We had been awarded a penalty in virtually the last minute of the game, in extra-time. What drama! God likes to be dramatic sometimes too. God was coming through, He had found a Lucifer in the form of Luis Suarez who wanted to impede the progress of His people. Luis Suarez basically snatched Ghana and Africa’s dreams! He punched our drive, burst our bubble, questioned our faith. He was like, let me see, what these people are really made off. Instead of granting you success, I’ll test you. This is not God speaking, this was the ‘Lucifer’. Sorry, Suarez, just postulating here, I am sure you are a nice guy. Guess who was going to take the penalty? The jama dancer. The ring leader. The moniker after whom “Yes, We Gyan” was named after. The one who had gotten the Black Stars and their massive support this far. His one goal was finally here. But God had another idea.
He was like, “Let me test the resolve of my people. Let me show them some adversity and see how they deal with it. Let me test their faith. Let me question their belief.” So He did. He made Asamoah Gyan miss the penalty. This was the test. How did God’s people do? How did Ghanaians do? How did the Black Stars supporters do? We failed the test. Zero percent! You could see our collective spirit die after that penalty hit the bair into the air and vanishes our dreams into thin air as well. You couldn’t get a single Ghanaian to say ‘VIM’ then. God is truly a Ghanaian. He tested us and our true character showed. We gave up. The belief was only there when the times were great. We were there for the ride. We were there for the show. We are there for the dancing, singing and the collection.
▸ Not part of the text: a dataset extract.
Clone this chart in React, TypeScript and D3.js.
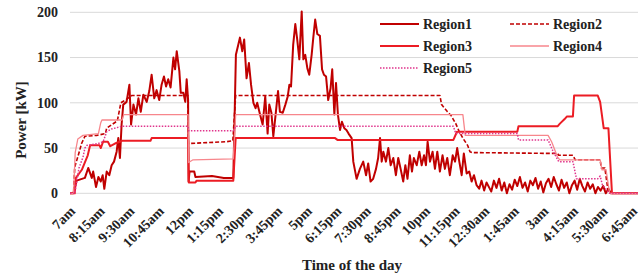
import React from 'react';
import * as d3 from 'd3';

// hours after 7am, kW
const region1: [number, number][] = [
  [0, 0], [0.14, 0], [0.28, 14], [0.63, 17], [0.77, 28], [0.92, 17], [0.98, 24], [1.1, 7], [1.2, 18],
  [1.3, 13], [1.38, 20], [1.45, 5], [1.55, 24], [1.66, 20], [1.76, 31], [1.86, 35], [1.97, 46], [2.04, 61],
  [2.11, 39], [2.18, 76], [2.25, 98], [2.39, 101], [2.51, 120], [2.58, 76], [2.68, 98], [2.79, 87], [2.89, 105],
  [2.99, 90], [3.1, 109], [3.24, 101], [3.35, 113], [3.45, 131], [3.56, 105], [3.66, 114], [3.77, 103],
  [3.87, 120], [3.97, 129], [4.06, 118], [4.15, 126], [4.25, 117], [4.37, 150], [4.44, 137], [4.51, 157],
  [4.62, 135], [4.68, 111], [4.79, 111], [4.87, 101], [4.93, 126], [4.99, 103], [5.01, 13], [5.05, 24],
  [5.25, 24], [5.3, 18], [6.0, 19], [6.5, 17], [6.9, 17],
  [7.01, 153], [7.1, 163], [7.18, 172], [7.28, 157], [7.36, 170], [7.46, 127], [7.56, 144], [7.65, 120],
  [7.75, 100], [7.84, 94], [7.91, 100], [8.03, 87], [8.14, 76], [8.25, 107], [8.35, 66], [8.42, 98],
  [8.51, 89], [8.59, 63], [8.7, 90], [8.79, 113], [8.87, 90], [8.99, 89], [9.1, 98], [9.2, 107], [9.27, 120],
  [9.34, 118], [9.43, 164], [9.52, 187], [9.6, 170], [9.69, 148], [9.79, 201], [9.86, 148], [9.94, 153],
  [10.03, 138], [10.11, 131], [10.21, 153], [10.28, 172], [10.36, 192], [10.45, 176], [10.56, 174],
  [10.65, 137], [10.73, 131], [10.82, 129], [10.91, 103], [11.01, 116], [11.08, 137], [11.17, 87],
  [11.24, 122], [11.32, 87], [11.41, 70], [11.49, 79], [11.59, 72], [11.68, 70], [11.77, 66], [11.9, 61],
  [11.97, 35], [12.11, 16], [12.25, 27], [12.39, 35], [12.51, 20], [12.6, 33], [12.7, 13], [12.81, 16],
  [12.93, 27], [13.02, 39], [13.1, 61], [13.17, 35], [13.24, 46], [13.35, 35], [13.45, 50], [13.55, 31],
  [13.66, 39], [13.77, 20], [13.87, 39], [13.97, 27], [14.08, 13], [14.17, 31], [14.26, 16], [14.36, 42],
  [14.45, 24], [14.53, 39], [14.65, 31], [14.76, 46], [14.86, 31], [14.96, 42], [15.04, 31], [15.11, 57],
  [15.21, 35], [15.32, 46], [15.42, 27], [15.52, 46], [15.63, 24], [15.74, 42], [15.84, 27], [15.94, 39],
  [16.05, 20], [16.17, 42], [16.27, 35], [16.36, 50], [16.45, 35], [16.55, 20], [16.64, 44], [16.76, 22],
  [16.87, 24], [16.97, 13], [17.07, 20], [17.18, 9], [17.29, 5], [17.39, 14], [17.5, 3], [17.6, 12],
  [17.72, 6], [17.8, 2], [17.91, 14], [18.02, 6], [18.13, 16], [18.24, 3], [18.35, 12], [18.46, 0],
  [18.57, 10], [18.68, 4], [18.79, 15], [18.9, 8], [19.01, 18], [19.12, 6], [19.23, 12], [19.34, 2],
  [19.45, 14], [19.56, 9], [19.67, 17], [19.78, 5], [19.89, 13], [20.0, 1], [20.11, 11], [20.22, 16],
  [20.33, 7], [20.44, 18], [20.55, 10], [20.66, 3], [20.77, 15], [20.88, 6], [20.99, 12], [21.1, 0],
  [21.21, 9], [21.32, 14], [21.43, 4], [21.54, 16], [21.65, 8], [21.76, 2], [21.87, 12], [21.98, 5],
  [22.09, 10], [22.2, 0], [22.31, 7], [22.42, 3], [22.53, 8], [22.64, 0], [22.75, 5], [22.85, 0], [24, 0],
];

const region2: [number, number][] = [
  [0, 0], [0.15, 0], [0.2, 29], [0.35, 42], [0.49, 55], [0.63, 63], [1.13, 64], [1.5, 66], [1.55, 72],
  [2.0, 80], [2.15, 100], [2.4, 104], [2.6, 108], [4.98, 108], [5.0, 55], [6.6, 57], [6.88, 58], [7.0, 108],
  [15.63, 108], [15.7, 98], [15.95, 90], [16.1, 86], [16.3, 77], [16.45, 68], [16.6, 61], [16.8, 53],
  [16.9, 46], [17.0, 45], [20.6, 44], [20.65, 42], [21.25, 42], [21.35, 37], [22.4, 37], [22.45, 28],
  [22.6, 28], [22.75, 0], [24, 0],
];

const region3: [number, number][] = [
  [0, 0], [0.2, 0], [0.25, 17], [0.5, 26], [0.75, 42], [0.85, 53], [1.25, 53], [1.3, 50], [1.4, 57],
  [1.6, 57], [1.7, 52], [1.9, 55], [2.1, 57], [2.2, 58], [3.4, 58], [3.45, 61], [4.99, 61], [5.02, 12],
  [5.3, 12], [5.35, 14], [6.9, 14], [7.0, 61], [11.2, 61], [11.3, 59], [16.2, 59], [16.35, 68], [18.9, 68],
  [18.95, 74], [20.6, 74], [20.7, 77], [20.9, 82], [21.0, 85], [21.25, 85], [21.3, 108], [22.3, 108],
  [22.4, 101], [22.55, 72], [22.75, 72], [22.9, 0], [24, 0],
];

const region4: [number, number][] = [
  [0, 0], [0.15, 0], [0.22, 45], [0.33, 60], [0.55, 64], [1.2, 66], [1.3, 78], [1.35, 81], [2.2, 81],
  [2.27, 87], [4.99, 87], [5.01, 34], [5.2, 37], [6.9, 38], [7.0, 87], [16.6, 87], [16.7, 64], [20.2, 64],
  [20.35, 57], [20.6, 40], [20.7, 37], [22.4, 37], [22.48, 26], [22.65, 26], [22.8, 0], [24, 0],
];

const region5: [number, number][] = [
  [0, 0], [0.2, 0], [0.38, 28], [0.55, 40], [0.63, 50], [0.72, 53], [1.2, 55], [1.4, 57], [1.55, 68],
  [1.75, 71], [2.2, 74], [4.99, 74], [5.02, 69], [6.9, 69], [7.0, 74], [16.2, 74], [16.3, 66], [18.9, 66],
  [18.95, 59], [20.2, 59], [20.4, 47], [20.65, 35], [21.25, 35], [21.4, 16], [22.3, 16], [22.4, 19],
  [22.5, 9], [22.8, 0], [24, 0],
];

const timeLabels = [
  '7am', '8:15am', '9:30am', '10:45am', '12pm', '1:15pm', '2:30pm', '3:45pm', '5pm', '6:15pm',
  '7:30pm', '8:45pm', '10pm', '11:15pm', '12:30am', '1:45am', '3am', '4:15am', '5:30am', '6:45am',
];
const yTicks = [0, 50, 100, 150, 200];

const series = [
  { name: 'Region1', data: region1, color: '#c00000', width: 2, dash: '' },
  { name: 'Region2', data: region2, color: '#c00000', width: 1.6, dash: '4,2' },
  { name: 'Region3', data: region3, color: '#ec1c24', width: 2, dash: '' },
  { name: 'Region4', data: region4, color: '#f7868c', width: 1.3, dash: '' },
  { name: 'Region5', data: region5, color: '#e0348c', width: 1.5, dash: '1.5,1.5' },
];

const W = 639;
const H = 276;
const font = '"Liberation Serif", "Times New Roman", serif';

export default function App() {
  const x = d3.scaleLinear().domain([0, 24]).range([70, 638]);
  const y = d3.scaleLinear().domain([0, 200]).range([193.3, 12.3]);
  const line = d3.line<[number, number]>().x(d => x(d[0])).y(d => y(d[1]));

  const legendPos = [
    { lx: 380, ty: 24 }, { lx: 510, ty: 24 },
    { lx: 380, ty: 46 }, { lx: 510, ty: 46 },
    { lx: 380, ty: 68 },
  ];

  return (
    <svg width={W} height={H} style={{ position: 'absolute', left: 0, top: 0, background: '#fff' }}
      fontFamily={font} fontWeight="bold">
      {yTicks.map(t => (
        <g key={t}>
          <line x1={70} x2={638} y1={y(t)} y2={y(t)} stroke="#d9d9d9" strokeWidth={1} />
          <text x={58} y={y(t)} dy="0.35em" textAnchor="end" fontSize={14} fill="#222">{t}</text>
        </g>
      ))}
      {series.map(s => (
        <path key={s.name} d={line(s.data) || ''} fill="none" stroke={s.color}
          strokeWidth={s.width} strokeDasharray={s.dash || undefined} strokeLinejoin="round" />
      ))}
      {timeLabels.map((lab, i) => {
        const tx = x(i * 1.25) + 6;
        const ty = 212;
        return (
          <text key={lab} x={tx} y={ty} textAnchor="end" fontSize={14} fill="#222"
            transform={`rotate(-45,${tx},${ty})`}>{lab}</text>
        );
      })}
      <text x={352} y={270} textAnchor="middle" fontSize={15} fill="#222">Time of the day</text>
      <text x={26} y={120} textAnchor="middle" fontSize={15} fill="#222"
        transform="rotate(-90,26,120)">Power [kW]</text>
      {series.map((s, i) => {
        const p = legendPos[i];
        return (
          <g key={s.name}>
            <line x1={p.lx} x2={p.lx + 39} y1={p.ty} y2={p.ty} stroke={s.color}
              strokeWidth={s.width} strokeDasharray={s.dash || undefined} />
            <text x={p.lx + 43} y={p.ty} dy="0.35em" fontSize={14} fill="#222">{s.name}</text>
          </g>
        );
      })}
    </svg>
  );
}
Once our spirit was broken, there was not much God could do to save His people. When Asamoah Gyan was about to take the penalty, the folks I was watching the game with and I held our hands in front of the TV, ready to rejoice when he scored. We just stood there and watched. And did not pray. I don’t know why we didn’t pray but we didn’t. After that Gyan miss, I think “God Has A Nation Ahead” gave up. Asamoah Gyan picked himself up and converted his spot kick but we were probably busy cursing him out while he was keeping us in the game. Stephen Appiah tornadoed his kick into the net, the Uruguayan goalie touched the ball but couldn’t keep it out. John Mensah, the pastor of the team, the Rock of Gibraltar, struck the most confident pose of any penalty taker in Ghana’s history but gave away his chance. Dominic Adiyiah missed his penalty and Ghanaians read his lip saying, “Awurade mawu” – God, I’m dead. Ghana died shortly after.
So folks, God is a Ghanaian still. I hope this tournament serves us a lesson for us. We must learn to deal with adversity in the right way. It should not break out spirit and we shouldn’t only claim God during the good times. We must pray unceasingly and believe forever. Our faith must not be shaken. God will help Africa now if we help ourselves.